-- BEGIN DATA PROVIDED --

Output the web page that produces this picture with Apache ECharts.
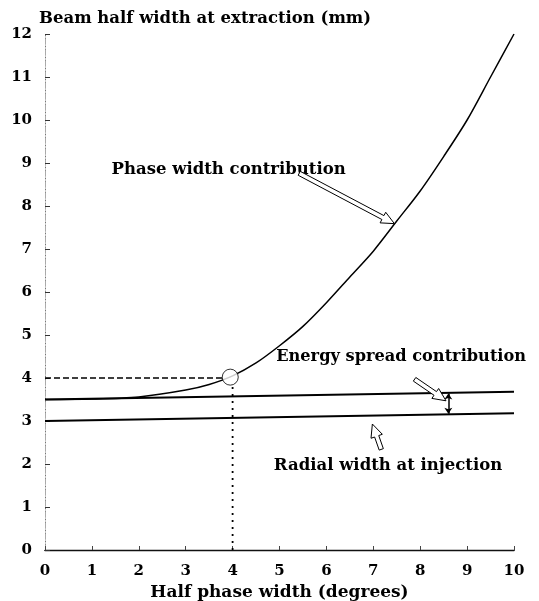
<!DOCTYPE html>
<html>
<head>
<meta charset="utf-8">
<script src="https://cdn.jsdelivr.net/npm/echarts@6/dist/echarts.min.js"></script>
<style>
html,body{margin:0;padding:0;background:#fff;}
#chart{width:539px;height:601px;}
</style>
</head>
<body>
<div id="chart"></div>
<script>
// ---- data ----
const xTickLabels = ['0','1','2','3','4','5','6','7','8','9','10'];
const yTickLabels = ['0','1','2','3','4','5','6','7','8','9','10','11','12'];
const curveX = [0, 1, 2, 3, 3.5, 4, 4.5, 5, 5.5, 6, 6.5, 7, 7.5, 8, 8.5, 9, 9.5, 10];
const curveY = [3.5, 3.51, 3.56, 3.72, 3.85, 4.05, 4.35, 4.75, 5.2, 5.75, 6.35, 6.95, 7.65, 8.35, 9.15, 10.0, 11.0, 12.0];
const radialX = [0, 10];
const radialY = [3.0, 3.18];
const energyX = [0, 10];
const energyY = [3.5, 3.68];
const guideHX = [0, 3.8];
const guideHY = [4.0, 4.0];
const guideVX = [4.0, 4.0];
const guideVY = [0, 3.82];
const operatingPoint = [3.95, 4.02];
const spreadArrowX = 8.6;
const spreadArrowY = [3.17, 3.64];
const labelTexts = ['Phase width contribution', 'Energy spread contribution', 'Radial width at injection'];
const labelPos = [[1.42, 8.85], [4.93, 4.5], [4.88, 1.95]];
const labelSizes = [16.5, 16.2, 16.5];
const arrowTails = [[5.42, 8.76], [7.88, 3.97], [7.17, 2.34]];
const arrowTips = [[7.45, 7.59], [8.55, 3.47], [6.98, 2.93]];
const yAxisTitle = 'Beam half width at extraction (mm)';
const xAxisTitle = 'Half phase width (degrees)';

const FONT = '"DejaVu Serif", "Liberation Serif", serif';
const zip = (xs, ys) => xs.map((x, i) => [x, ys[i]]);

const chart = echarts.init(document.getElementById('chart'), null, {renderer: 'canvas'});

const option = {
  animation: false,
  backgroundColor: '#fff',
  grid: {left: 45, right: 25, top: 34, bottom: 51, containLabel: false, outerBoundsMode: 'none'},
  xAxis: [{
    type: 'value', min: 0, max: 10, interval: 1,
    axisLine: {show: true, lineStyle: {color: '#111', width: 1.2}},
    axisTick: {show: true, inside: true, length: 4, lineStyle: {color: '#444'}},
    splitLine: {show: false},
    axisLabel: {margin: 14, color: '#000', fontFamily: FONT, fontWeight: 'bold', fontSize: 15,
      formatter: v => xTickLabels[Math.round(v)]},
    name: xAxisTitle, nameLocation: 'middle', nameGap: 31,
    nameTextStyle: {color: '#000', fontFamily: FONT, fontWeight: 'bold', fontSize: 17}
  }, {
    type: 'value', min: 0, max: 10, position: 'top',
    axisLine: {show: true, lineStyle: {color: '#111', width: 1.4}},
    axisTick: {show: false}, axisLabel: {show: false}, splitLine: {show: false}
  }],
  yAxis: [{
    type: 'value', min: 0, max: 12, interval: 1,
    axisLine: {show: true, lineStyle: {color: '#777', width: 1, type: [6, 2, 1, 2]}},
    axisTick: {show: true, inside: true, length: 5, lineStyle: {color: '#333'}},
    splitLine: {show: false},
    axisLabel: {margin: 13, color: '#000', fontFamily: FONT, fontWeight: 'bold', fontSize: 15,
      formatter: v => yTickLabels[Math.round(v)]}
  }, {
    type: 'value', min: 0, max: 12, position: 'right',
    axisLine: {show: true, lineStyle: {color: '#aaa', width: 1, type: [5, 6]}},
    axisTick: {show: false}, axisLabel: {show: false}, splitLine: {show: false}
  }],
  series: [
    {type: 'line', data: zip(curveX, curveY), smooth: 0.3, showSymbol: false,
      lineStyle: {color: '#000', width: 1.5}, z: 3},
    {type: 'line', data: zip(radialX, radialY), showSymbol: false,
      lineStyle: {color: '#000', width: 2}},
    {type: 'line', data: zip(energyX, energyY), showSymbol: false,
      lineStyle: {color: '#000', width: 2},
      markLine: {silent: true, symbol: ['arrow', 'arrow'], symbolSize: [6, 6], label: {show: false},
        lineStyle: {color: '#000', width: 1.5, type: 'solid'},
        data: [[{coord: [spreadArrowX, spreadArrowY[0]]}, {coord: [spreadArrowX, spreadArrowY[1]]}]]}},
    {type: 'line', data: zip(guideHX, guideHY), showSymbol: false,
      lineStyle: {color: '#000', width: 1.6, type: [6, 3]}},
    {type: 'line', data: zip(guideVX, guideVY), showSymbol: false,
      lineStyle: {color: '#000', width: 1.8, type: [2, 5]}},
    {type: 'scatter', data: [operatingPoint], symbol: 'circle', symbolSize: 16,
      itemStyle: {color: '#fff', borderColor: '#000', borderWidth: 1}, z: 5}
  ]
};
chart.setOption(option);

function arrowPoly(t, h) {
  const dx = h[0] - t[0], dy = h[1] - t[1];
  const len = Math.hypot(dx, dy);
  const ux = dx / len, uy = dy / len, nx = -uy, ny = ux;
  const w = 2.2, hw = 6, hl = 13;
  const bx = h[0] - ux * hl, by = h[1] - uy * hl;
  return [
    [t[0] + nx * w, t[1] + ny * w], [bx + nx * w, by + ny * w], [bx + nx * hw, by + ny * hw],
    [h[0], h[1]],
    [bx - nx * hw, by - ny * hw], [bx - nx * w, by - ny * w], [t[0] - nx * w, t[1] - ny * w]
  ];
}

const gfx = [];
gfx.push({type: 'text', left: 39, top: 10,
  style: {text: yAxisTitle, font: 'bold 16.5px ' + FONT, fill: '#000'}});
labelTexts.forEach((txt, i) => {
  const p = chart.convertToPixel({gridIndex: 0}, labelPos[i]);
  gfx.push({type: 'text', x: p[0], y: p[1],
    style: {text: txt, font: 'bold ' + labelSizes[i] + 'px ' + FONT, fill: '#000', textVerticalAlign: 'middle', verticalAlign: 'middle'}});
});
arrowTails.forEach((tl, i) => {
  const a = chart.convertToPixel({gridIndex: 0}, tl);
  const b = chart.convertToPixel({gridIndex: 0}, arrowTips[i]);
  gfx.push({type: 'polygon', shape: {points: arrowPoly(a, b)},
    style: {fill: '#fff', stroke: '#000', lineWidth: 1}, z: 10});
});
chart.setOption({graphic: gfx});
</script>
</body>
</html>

-- END DATA PROVIDED --

EXERCISE TASK »
From the material above, reproduce everything verbatim except the pictures.

COMPLETED TASK »
Output the web page that produces this picture with Apache ECharts.
<!DOCTYPE html>
<html>
<head>
<meta charset="utf-8">
<script src="https://cdn.jsdelivr.net/npm/echarts@6/dist/echarts.min.js"></script>
<style>
html,body{margin:0;padding:0;background:#fff;}
#chart{width:539px;height:601px;}
</style>
</head>
<body>
<div id="chart"></div>
<script>
// ---- data ----
const xTickLabels = ['0','1','2','3','4','5','6','7','8','9','10'];
const yTickLabels = ['0','1','2','3','4','5','6','7','8','9','10','11','12'];
const curveX = [0, 1, 2, 3, 3.5, 4, 4.5, 5, 5.5, 6, 6.5, 7, 7.5, 8, 8.5, 9, 9.5, 10];
const curveY = [3.5, 3.51, 3.56, 3.72, 3.85, 4.05, 4.35, 4.75, 5.2, 5.75, 6.35, 6.95, 7.65, 8.35, 9.15, 10.0, 11.0, 12.0];
const radialX = [0, 10];
const radialY = [3.0, 3.18];
const energyX = [0, 10];
const energyY = [3.5, 3.68];
const guideHX = [0, 3.8];
const guideHY = [4.0, 4.0];
const guideVX = [4.0, 4.0];
const guideVY = [0, 3.82];
const operatingPoint = [3.95, 4.02];
const spreadArrowX = 8.6;
const spreadArrowY = [3.17, 3.64];
const labelTexts = ['Phase width contribution', 'Energy spread contribution', 'Radial width at injection'];
const labelPos = [[1.42, 8.85], [4.93, 4.5], [4.88, 1.95]];
const labelSizes = [16.5, 16.2, 16.5];
const arrowTails = [[5.42, 8.76], [7.88, 3.97], [7.17, 2.34]];
const arrowTips = [[7.45, 7.59], [8.55, 3.47], [6.98, 2.93]];
const yAxisTitle = 'Beam half width at extraction (mm)';
const xAxisTitle = 'Half phase width (degrees)';

const FONT = '"DejaVu Serif", "Liberation Serif", serif';
const zip = (xs, ys) => xs.map((x, i) => [x, ys[i]]);

const chart = echarts.init(document.getElementById('chart'), null, {renderer: 'canvas'});

const option = {
  animation: false,
  backgroundColor: '#fff',
  grid: {left: 45, right: 25, top: 34, bottom: 51, containLabel: false, outerBoundsMode: 'none'},
  xAxis: [{
    type: 'value', min: 0, max: 10, interval: 1,
    axisLine: {show: true, lineStyle: {color: '#111', width: 1.2}},
    axisTick: {show: true, inside: true, length: 4, lineStyle: {color: '#444'}},
    splitLine: {show: false},
    axisLabel: {margin: 14, color: '#000', fontFamily: FONT, fontWeight: 'bold', fontSize: 15,
      formatter: v => xTickLabels[Math.round(v)]},
    name: xAxisTitle, nameLocation: 'middle', nameGap: 31,
    nameTextStyle: {color: '#000', fontFamily: FONT, fontWeight: 'bold', fontSize: 17}
  }, {
    type: 'value', min: 0, max: 10, position: 'top',
    axisLine: {show: true, lineStyle: {color: '#111', width: 1.4}},
    axisTick: {show: false}, axisLabel: {show: false}, splitLine: {show: false}
  }],
  yAxis: [{
    type: 'value', min: 0, max: 12, interval: 1,
    axisLine: {show: true, lineStyle: {color: '#777', width: 1, type: [6, 2, 1, 2]}},
    axisTick: {show: true, inside: true, length: 5, lineStyle: {color: '#333'}},
    splitLine: {show: false},
    axisLabel: {margin: 13, color: '#000', fontFamily: FONT, fontWeight: 'bold', fontSize: 15,
      formatter: v => yTickLabels[Math.round(v)]}
  }, {
    type: 'value', min: 0, max: 12, position: 'right',
    axisLine: {show: true, lineStyle: {color: '#aaa', width: 1, type: [5, 6]}},
    axisTick: {show: false}, axisLabel: {show: false}, splitLine: {show: false}
  }],
  series: [
    {type: 'line', data: zip(curveX, curveY), smooth: 0.3, showSymbol: false,
      lineStyle: {color: '#000', width: 1.5}, z: 3},
    {type: 'line', data: zip(radialX, radialY), showSymbol: false,
      lineStyle: {color: '#000', width: 2}},
    {type: 'line', data: zip(energyX, energyY), showSymbol: false,
      lineStyle: {color: '#000', width: 2},
      markLine: {silent: true, symbol: ['arrow', 'arrow'], symbolSize: [6, 6], label: {show: false},
        lineStyle: {color: '#000', width: 1.5, type: 'solid'},
        data: [[{coord: [spreadArrowX, spreadArrowY[0]]}, {coord: [spreadArrowX, spreadArrowY[1]]}]]}},
    {type: 'line', data: zip(guideHX, guideHY), showSymbol: false,
      lineStyle: {color: '#000', width: 1.6, type: [6, 3]}},
    {type: 'line', data: zip(guideVX, guideVY), showSymbol: false,
      lineStyle: {color: '#000', width: 1.8, type: [2, 5]}},
    {type: 'scatter', data: [operatingPoint], symbol: 'circle', symbolSize: 16,
      itemStyle: {color: '#fff', borderColor: '#000', borderWidth: 1}, z: 5}
  ]
};
chart.setOption(option);

function arrowPoly(t, h) {
  const dx = h[0] - t[0], dy = h[1] - t[1];
  const len = Math.hypot(dx, dy);
  const ux = dx / len, uy = dy / len, nx = -uy, ny = ux;
  const w = 2.2, hw = 6, hl = 13;
  const bx = h[0] - ux * hl, by = h[1] - uy * hl;
  return [
    [t[0] + nx * w, t[1] + ny * w], [bx + nx * w, by + ny * w], [bx + nx * hw, by + ny * hw],
    [h[0], h[1]],
    [bx - nx * hw, by - ny * hw], [bx - nx * w, by - ny * w], [t[0] - nx * w, t[1] - ny * w]
  ];
}

const gfx = [];
gfx.push({type: 'text', left: 39, top: 10,
  style: {text: yAxisTitle, font: 'bold 16.5px ' + FONT, fill: '#000'}});
labelTexts.forEach((txt, i) => {
  const p = chart.convertToPixel({gridIndex: 0}, labelPos[i]);
  gfx.push({type: 'text', x: p[0], y: p[1],
    style: {text: txt, font: 'bold ' + labelSizes[i] + 'px ' + FONT, fill: '#000', textVerticalAlign: 'middle', verticalAlign: 'middle'}});
});
arrowTails.forEach((tl, i) => {
  const a = chart.convertToPixel({gridIndex: 0}, tl);
  const b = chart.convertToPixel({gridIndex: 0}, arrowTips[i]);
  gfx.push({type: 'polygon', shape: {points: arrowPoly(a, b)},
    style: {fill: '#fff', stroke: '#000', lineWidth: 1}, z: 10});
});
chart.setOption({graphic: gfx});
</script>
</body>
</html>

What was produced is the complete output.